C’était un projet lourd en préparation comme en post-prod. Tout ayant été tourné sur fond vert, il fallait une vraie capacité de projection pour anticiper et savoir exactement quoi aller chercher, avant de donner vie aux images en post. On a eu la chance de collaborer avec une équipe très talentueuse, le chorégraphe Yagamoto, le DOP Douwe Hennink, et James Masshia à la plume, un poète anglais, qui a posé ses mots sur les images.
Le client était très impliqué dans la création, il a su nous guider là où il fallait tout en nous laissant la liberté de nous exprimer au bon moment.
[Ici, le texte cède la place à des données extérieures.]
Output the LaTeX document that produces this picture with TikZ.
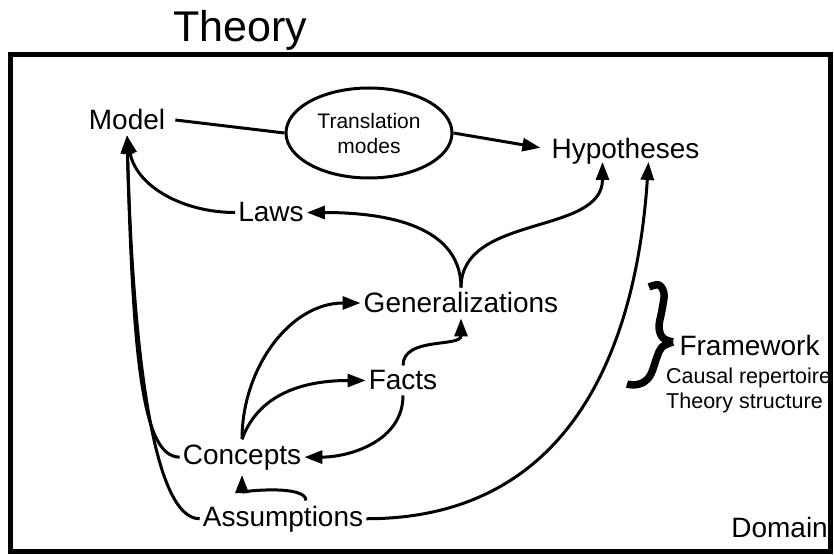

Créativement, c’était un pur plaisir. Professionnellement, la relation client a été parfaite. On a ramassé pas mal de prix avec ce projet, donc je dirais sans hésiter, on top.
Le deuxième, C’était un projet réalisé avec Zhang & Knight, pour une campagne Lydia. J’étais fan de leur travail depuis leur clip pour London Grammar – Lose Your Head, et je voulais absolument trouver un projet à faire ensemble.
Le tournage était assez costaud, avec beaucoup de construction. C’était une prod avec Birth, qui a vraiment joué le jeu pour aller dans le sens de la créa, et ça c’était top. Zhang & Knight ont une approche qui utilise très peu de post-production, donc une grande partie des effets visuels étaient réels. Ça donnait une façon de réaliser totalement différente, super enrichissante.
Sur ce projet, c’était un peu chaotique, mais je suis très fier du résultat.
Le film, une réalisation très épurée et douce de Vincent René Lortie, accompagné par un texte écrit et chanté par Pomme. C’était une expérience incroyable d’écrire une chanson avec une artiste.
Tout allait bien, le projet était destiné à une ONG. Mais à deux jours de la sortie, tout a basculé : le client initial a dû se retirer à cause de casseroles qui ont refait surface. Des mois de travail, tout prêt à être diffusé… et soudain plus rien.
Mais tout s’est bien terminé, on a trouvé une ONG à qui on a offert le projet pour porter le message et continuer à défendre la cause pour laquelle il avait été conçu.
Restons dans le thème ONG et musiciens, c’est un projet que j’ai fait avec le chanteur et peintre Lossapardo, on l’a co réalisé, tout était peint par ses soins à la main puis de notre côté, on animait ses peintures. On a passé des semaines dessus mais le résultat et la connexion avec l’artiste en valait la peine.
Puis, un film pour Doctolib avec Socialclub toujours, que j’ai réalisé avec PSTH à l’occasion de leurs 10 ans. On avait zéro budget, c’était entre deux tournages. L’idée était très simple, la réalisation assez pure.
Quel est ton meilleur et pire souvenir d’agence/de pub ?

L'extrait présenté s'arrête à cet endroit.